# WHAT THE TASK REQUIRES
Each line of the listing must be transcribed exactly, except for the images, which should be excluded.

#### DATA EXTRACT

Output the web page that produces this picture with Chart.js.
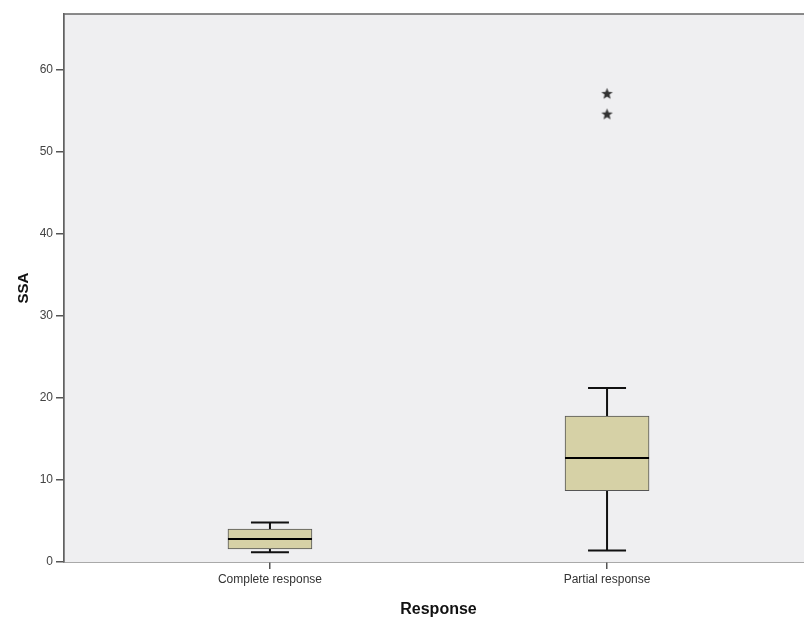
<!DOCTYPE html>
<html>
<head>
<meta charset="utf-8">
<script src="https://cdn.jsdelivr.net/npm/chart.js@4.4.0/dist/chart.umd.min.js"></script>
<style>
html, body { margin: 0; padding: 0; background: #fff; overflow: hidden; }
#wrap { width: 820px; height: 619px; }
</style>
</head>
<body>
<div id="wrap"><canvas id="boxChart"></canvas></div>
<script>
// data
var categories = ['Complete response', 'Partial response'];
var whiskerLow = [1.2, 1.4];
var q1 = [1.6, 8.7];
var median = [2.8, 12.65];
var q3 = [4.0, 17.8];
var whiskerHigh = [4.8, 21.2];
var outliers = [[], [54.6, 57.1]];
var yTicks = [0, 10, 20, 30, 40, 50, 60];

var boxData = [];
var outlierData = [];
for (i = 0; i < categories.length; i++) {
	boxData.push({ x: i + 1, y: [q1[i], q3[i]] });
	for (j = 0; j < outliers[i].length; j++) {
		outlierData.push({ x: i + 1, y: outliers[i][j] });
	}
}

// little filled star like the SPSS extreme marker
var star = document.createElement('canvas');
star.width = 13; star.height = 13;
var sc = star.getContext('2d');
sc.fillStyle = '#333';
sc.beginPath();
for (k = 0; k < 10; k++) {
	var r = k % 2 == 0 ? 6 : 2.6;
	var a = -Math.PI / 2 + k * Math.PI / 5;
	var px = 6.5 + r * Math.cos(a), py = 6.8 + r * Math.sin(a);
	if (k == 0) sc.moveTo(px, py); else sc.lineTo(px, py);
}
sc.closePath();
sc.fill();

var boxPlugin = {
	id: 'boxPlugin',
	beforeDatasetsDraw: function(chart) {
		var a = chart.chartArea, c = chart.ctx;
		c.save();
		c.fillStyle = '#efeff1';
		c.fillRect(a.left, a.top, a.right - a.left, a.bottom - a.top);
		var xs = chart.scales.x, ys = chart.scales.y;
		c.strokeStyle = '#111';
		c.lineWidth = 2;
		for (i = 0; i < categories.length; i++) {
			var cx = xs.getPixelForValue(i + 1);
			c.beginPath();
			c.moveTo(cx, ys.getPixelForValue(q3[i]));
			c.lineTo(cx, ys.getPixelForValue(whiskerHigh[i]));
			c.moveTo(cx - 19, ys.getPixelForValue(whiskerHigh[i]));
			c.lineTo(cx + 19, ys.getPixelForValue(whiskerHigh[i]));
			c.moveTo(cx, ys.getPixelForValue(q1[i]));
			c.lineTo(cx, ys.getPixelForValue(whiskerLow[i]));
			c.moveTo(cx - 19, ys.getPixelForValue(whiskerLow[i]));
			c.lineTo(cx + 19, ys.getPixelForValue(whiskerLow[i]));
			c.stroke();
		}
		c.restore();
	},
	afterDatasetsDraw: function(chart) {
		var a = chart.chartArea, c = chart.ctx;
		var xs = chart.scales.x, ys = chart.scales.y;
		c.save();
		c.strokeStyle = '#000';
		c.lineWidth = 2;
		for (i = 0; i < categories.length; i++) {
			var cx = xs.getPixelForValue(i + 1);
			var my = Math.round(ys.getPixelForValue(median[i]));
			c.beginPath();
			c.moveTo(cx - 42, my);
			c.lineTo(cx + 42, my);
			c.stroke();
		}
		c.strokeStyle = '#666';
		c.lineWidth = 1.5;
		c.beginPath();
		c.moveTo(a.left, a.bottom);
		c.lineTo(a.left, a.top);
		c.lineTo(a.right, a.top);
		c.stroke();
		c.restore();
	}
};

var ctx = document.getElementById('boxChart').getContext('2d');
var myChart = new Chart(ctx, {
	type: 'bar',
	data: {
		datasets: [{
			type: 'bar',
			data: boxData,
			backgroundColor: '#d6d1a6',
			borderColor: '#555',
			borderWidth: 1,
			borderSkipped: false,
			barThickness: 84
		}, {
			type: 'scatter',
			data: outlierData,
			pointStyle: star,
			pointRadius: 6
		}]
	},
	options: {
		responsive: true,
		maintainAspectRatio: false,
		animation: false,
		layout: { padding: { top: 14, right: 7, left: 0, bottom: 0 } },
		plugins: { legend: { display: false }, tooltip: { enabled: false } },
		scales: {
			x: {
				type: 'linear',
				min: 0.389,
				max: 2.611,
				offset: false,
				afterBuildTicks: function(axis) {
					axis.ticks = [{ value: 1 }, { value: 2 }];
				},
				afterFit: function(axis) { axis.height = 57; },
				ticks: {
					callback: function(v) { return categories[v - 1]; },
					color: '#333',
					font: { family: 'Arial, Liberation Sans', size: 12 },
					padding: 3,
					maxRotation: 0
				},
				grid: { offset: false, drawOnChartArea: false, tickLength: 7, color: '#555', lineWidth: 1.5 },
				border: { color: '#555', width: 1.5 },
				title: {
					display: true,
					text: 'Response',
					color: '#111',
					font: { family: 'Arial, Liberation Sans', size: 16, weight: 'bold' },
					padding: { top: 0, bottom: 0 }
				}
			},
			y: {
				min: 0,
				max: 66.8,
				afterBuildTicks: function(axis) {
					axis.ticks = yTicks.map(function(v) { return { value: v }; });
				},
				afterFit: function(axis) { axis.width = 64; },
				ticks: {
					color: '#444',
					font: { family: 'Arial, Liberation Sans', size: 12 },
					padding: 3
				},
				grid: { drawOnChartArea: false, tickLength: 8, color: '#555', lineWidth: 1.5 },
				border: { color: '#555', width: 1.5 },
				title: {
					display: true,
					text: 'SSA',
					color: '#111',
					font: { family: 'Arial, Liberation Sans', size: 15, weight: 'bold' },
					padding: { top: 15, bottom: 0 }
				}
			}
		}
	},
	plugins: [boxPlugin]
});
</script>
</body>
</html>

########

# TASK OUTPUT
Output the web page that produces this picture with Chart.js.
<!DOCTYPE html>
<html>
<head>
<meta charset="utf-8">
<script src="https://cdn.jsdelivr.net/npm/chart.js@4.4.0/dist/chart.umd.min.js"></script>
<style>
html, body { margin: 0; padding: 0; background: #fff; overflow: hidden; }
#wrap { width: 820px; height: 619px; }
</style>
</head>
<body>
<div id="wrap"><canvas id="boxChart"></canvas></div>
<script>
// data
var categories = ['Complete response', 'Partial response'];
var whiskerLow = [1.2, 1.4];
var q1 = [1.6, 8.7];
var median = [2.8, 12.65];
var q3 = [4.0, 17.8];
var whiskerHigh = [4.8, 21.2];
var outliers = [[], [54.6, 57.1]];
var yTicks = [0, 10, 20, 30, 40, 50, 60];

var boxData = [];
var outlierData = [];
for (i = 0; i < categories.length; i++) {
	boxData.push({ x: i + 1, y: [q1[i], q3[i]] });
	for (j = 0; j < outliers[i].length; j++) {
		outlierData.push({ x: i + 1, y: outliers[i][j] });
	}
}

// little filled star like the SPSS extreme marker
var star = document.createElement('canvas');
star.width = 13; star.height = 13;
var sc = star.getContext('2d');
sc.fillStyle = '#333';
sc.beginPath();
for (k = 0; k < 10; k++) {
	var r = k % 2 == 0 ? 6 : 2.6;
	var a = -Math.PI / 2 + k * Math.PI / 5;
	var px = 6.5 + r * Math.cos(a), py = 6.8 + r * Math.sin(a);
	if (k == 0) sc.moveTo(px, py); else sc.lineTo(px, py);
}
sc.closePath();
sc.fill();

var boxPlugin = {
	id: 'boxPlugin',
	beforeDatasetsDraw: function(chart) {
		var a = chart.chartArea, c = chart.ctx;
		c.save();
		c.fillStyle = '#efeff1';
		c.fillRect(a.left, a.top, a.right - a.left, a.bottom - a.top);
		var xs = chart.scales.x, ys = chart.scales.y;
		c.strokeStyle = '#111';
		c.lineWidth = 2;
		for (i = 0; i < categories.length; i++) {
			var cx = xs.getPixelForValue(i + 1);
			c.beginPath();
			c.moveTo(cx, ys.getPixelForValue(q3[i]));
			c.lineTo(cx, ys.getPixelForValue(whiskerHigh[i]));
			c.moveTo(cx - 19, ys.getPixelForValue(whiskerHigh[i]));
			c.lineTo(cx + 19, ys.getPixelForValue(whiskerHigh[i]));
			c.moveTo(cx, ys.getPixelForValue(q1[i]));
			c.lineTo(cx, ys.getPixelForValue(whiskerLow[i]));
			c.moveTo(cx - 19, ys.getPixelForValue(whiskerLow[i]));
			c.lineTo(cx + 19, ys.getPixelForValue(whiskerLow[i]));
			c.stroke();
		}
		c.restore();
	},
	afterDatasetsDraw: function(chart) {
		var a = chart.chartArea, c = chart.ctx;
		var xs = chart.scales.x, ys = chart.scales.y;
		c.save();
		c.strokeStyle = '#000';
		c.lineWidth = 2;
		for (i = 0; i < categories.length; i++) {
			var cx = xs.getPixelForValue(i + 1);
			var my = Math.round(ys.getPixelForValue(median[i]));
			c.beginPath();
			c.moveTo(cx - 42, my);
			c.lineTo(cx + 42, my);
			c.stroke();
		}
		c.strokeStyle = '#666';
		c.lineWidth = 1.5;
		c.beginPath();
		c.moveTo(a.left, a.bottom);
		c.lineTo(a.left, a.top);
		c.lineTo(a.right, a.top);
		c.stroke();
		c.restore();
	}
};

var ctx = document.getElementById('boxChart').getContext('2d');
var myChart = new Chart(ctx, {
	type: 'bar',
	data: {
		datasets: [{
			type: 'bar',
			data: boxData,
			backgroundColor: '#d6d1a6',
			borderColor: '#555',
			borderWidth: 1,
			borderSkipped: false,
			barThickness: 84
		}, {
			type: 'scatter',
			data: outlierData,
			pointStyle: star,
			pointRadius: 6
		}]
	},
	options: {
		responsive: true,
		maintainAspectRatio: false,
		animation: false,
		layout: { padding: { top: 14, right: 7, left: 0, bottom: 0 } },
		plugins: { legend: { display: false }, tooltip: { enabled: false } },
		scales: {
			x: {
				type: 'linear',
				min: 0.389,
				max: 2.611,
				offset: false,
				afterBuildTicks: function(axis) {
					axis.ticks = [{ value: 1 }, { value: 2 }];
				},
				afterFit: function(axis) { axis.height = 57; },
				ticks: {
					callback: function(v) { return categories[v - 1]; },
					color: '#333',
					font: { family: 'Arial, Liberation Sans', size: 12 },
					padding: 3,
					maxRotation: 0
				},
				grid: { offset: false, drawOnChartArea: false, tickLength: 7, color: '#555', lineWidth: 1.5 },
				border: { color: '#555', width: 1.5 },
				title: {
					display: true,
					text: 'Response',
					color: '#111',
					font: { family: 'Arial, Liberation Sans', size: 16, weight: 'bold' },
					padding: { top: 0, bottom: 0 }
				}
			},
			y: {
				min: 0,
				max: 66.8,
				afterBuildTicks: function(axis) {
					axis.ticks = yTicks.map(function(v) { return { value: v }; });
				},
				afterFit: function(axis) { axis.width = 64; },
				ticks: {
					color: '#444',
					font: { family: 'Arial, Liberation Sans', size: 12 },
					padding: 3
				},
				grid: { drawOnChartArea: false, tickLength: 8, color: '#555', lineWidth: 1.5 },
				border: { color: '#555', width: 1.5 },
				title: {
					display: true,
					text: 'SSA',
					color: '#111',
					font: { family: 'Arial, Liberation Sans', size: 15, weight: 'bold' },
					padding: { top: 15, bottom: 0 }
				}
			}
		}
	},
	plugins: [boxPlugin]
});
</script>
</body>
</html>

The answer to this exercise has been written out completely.